I used to do more reporting on cool news related to publishing, writing, book retail, etc., but I’ve moved away from that in the last year or two because time didn’t allow it. I’m not that much less busy than I have been, but I’ve decided to make a more concerted effort to share some interesting articles and tidbits I come across. The tentative goal is to do a short weekly post that provides some links and commentary. This weekly round-up is not intended to be comprehensive — that would never be possible without having a full-time staff and this is a one-man, unpaid show — and will necessarily be idiosyncratic. Here are some of the interesting book-related things I’ve come across in the last week or so:
SCANDINAVIAN CRIME FICTION: It’s all the rage now. Of course, English-language publishers are trying desperately to find the next GIRL WITH A DRAGON TATTOO, just like they did with HARRY POTTER-esque themed books a few years back. But I’ve read some of the Scandinavian neo-noir, and I like what I’ve seen of it.

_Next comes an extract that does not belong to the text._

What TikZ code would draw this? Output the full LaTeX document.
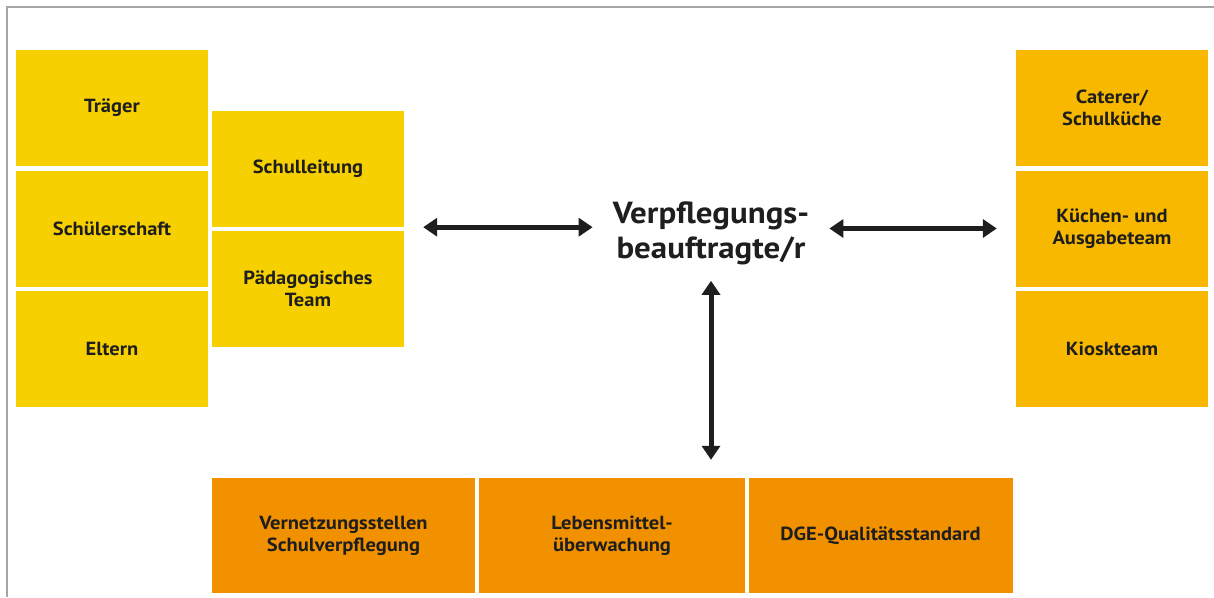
\documentclass[tikz,border=0pt]{standalone}
\usepackage{fontspec}
\setmainfont{PT Sans}
\newfontfamily\breit[FakeStretch=1.08]{PT Sans}
\usetikzlibrary{arrows.meta}

\definecolor{gelb}{HTML}{F6D000}
\definecolor{amber}{HTML}{F9B800}
\definecolor{orange}{HTML}{F29100}
\definecolor{schrift}{HTML}{1E1E1E}

\tikzset{
  feld/.style={minimum width=192pt, minimum height=116pt, inner sep=0pt,
    text=schrift, align=center, font=\breit\bfseries\fontsize{19}{22}\selectfont},
  links/.style={feld, fill=gelb},
  rechts/.style={feld, fill=amber},
  unten/.style={feld, fill=orange, minimum height=115pt},
  pfeil/.style={line width=5pt, schrift, {Triangle[width=18pt,length=14pt]}-{Triangle[width=18pt,length=14pt]}}
}

\begin{document}
\begin{tikzpicture}[x=1pt,y=-1pt]
\useasboundingbox (0,0) rectangle (1214,597);
\draw[gray!70, line width=1.5pt] (7,597) -- (7,7) -- (1214,7);

% linke Spalte
\node[links] (traeger) at (112,108) {Träger};
\node[links] (schueler) at (112,228.5) {Schülerschaft};
\node[links] (eltern) at (112,349) {Eltern};
\node[links] (leitung) at (308,169) {Schulleitung};
\node[links] (team) at (308,289) {Pädagogisches\\Team};

% rechte Spalte
\node[rechts] (caterer) at (1112,108) {Caterer/\\Schulküche};
\node[rechts] (kueche) at (1112,228.5) {Küchen- und\\Ausgabeteam};
\node[rechts] (kiosk) at (1112,349) {Kioskteam};

% untere Reihe
\node[unten, minimum width=263pt] (vernetzung) at (343.5,535.5) {Vernetzungsstellen\\Schulverpflegung};
\node[unten, minimum width=266pt] (lebensmittel) at (612,535.5) {Lebensmittel-\\überwachung};
\node[unten, minimum width=264pt] (dge) at (880.5,535.5) {DGE-Qualitätsstandard};

% Mitte
\node[text=schrift, align=center, inner xsep=20pt, inner ysep=0pt,
  font=\breit\bfseries\fontsize{30.5}{35}\selectfont] (vb) at (711,233) {Verpflegungs-\\beauftragte/r};

\draw[pfeil] ([xshift=19pt]leitung.south east) -- (vb.west |- leitung.south);
\draw[pfeil] (vb.east |- kueche) -- ([xshift=-19pt]kueche.west);
\draw[pfeil, shorten <=16pt] (vb.south) -- ([yshift=18pt]vb.south |- lebensmittel.north);
%\draw[help lines] (0,0) grid[step=50] (1214,597);
\end{tikzpicture}
\end{document}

But it’s hard to know where to begin, because in several of the major series, they have been published out of publication or chronological order in the English-language markets. Here’s a lengthy summary of the major Scandinavian crime novels available in English, along with booklists, original publication orders, and pronunciation guides.
HOW TO WRITE A PULP WESTERN: This is a piece from February 2012, but I just happened upon it, so here you go: a guide to writing pulp western novels by prolific author Ben Haas. I must admit that I have not yet caught the Western bug — the genre has just never resonated with me, and it’s one of the few genres that I can say that about (romance would be another). But a lot of what Haas suggests here resonated with me as a writer, so I wanted to share it. There are many interesting comparisons we could probably make with Lester Dent’s classic pulp novel writing guide. (If you haven’t seen that, you owe it to yourself to at least take a look.) Both Haas and Dent offer very particular formulas for writing pulp fiction. Sure, many consider authors like this “hacks,” a charge I find to be unfair, but say what you will, these guys knew how to churn out books. “Hack” writing doesn’t have to be bad writing.
BAEN EBOOKS TO BE SOLD BY AMAZON: I don’t nearly read as much of Baen Books’ output as I used to — they publish a great deal of fun, military SF — but I was always impressed by their dedication to eBooks. They were one of the first major publishers (and maybe the very first) to embrace eBooks in a serious way. They always emphasized eBooks as a low-cost option, with no annoying DRM that doesn’t deter pirates and just irritates legitimate customers. They always offered lots of free books as well, something we can all appreciate, as well as low-cost book bundles. They are now going to allow Amazon to sell their eBooks. Baen has taken down many of their free offerings as a result of the deal, though they promise to add some new ones in the future. Further evidence of Amazon’s growing monopoly on the sale of eBooks. They’ve practically cornered the market. Should be interesting to see what the eBook market shares are like in a couple years.
NEW LIMITED EDITION STEPHEN KIND PRE-ORDER: Stephen King has a new project that will be releasing this year in a very special limited edition. It’s titled GHOST BROTHERS OF DARKLAND COUNTY and sounds very interesting. It will be sold as a slipcover, leather-bound hardcover bundled with two CDs and a DVD for $50 from Cemetery Dance. Their Stephen King stuff always increases in value, plus it’s a neat item for completists (I admit that I am a Stephen King completist myself, despite my preference for vintage over recent King).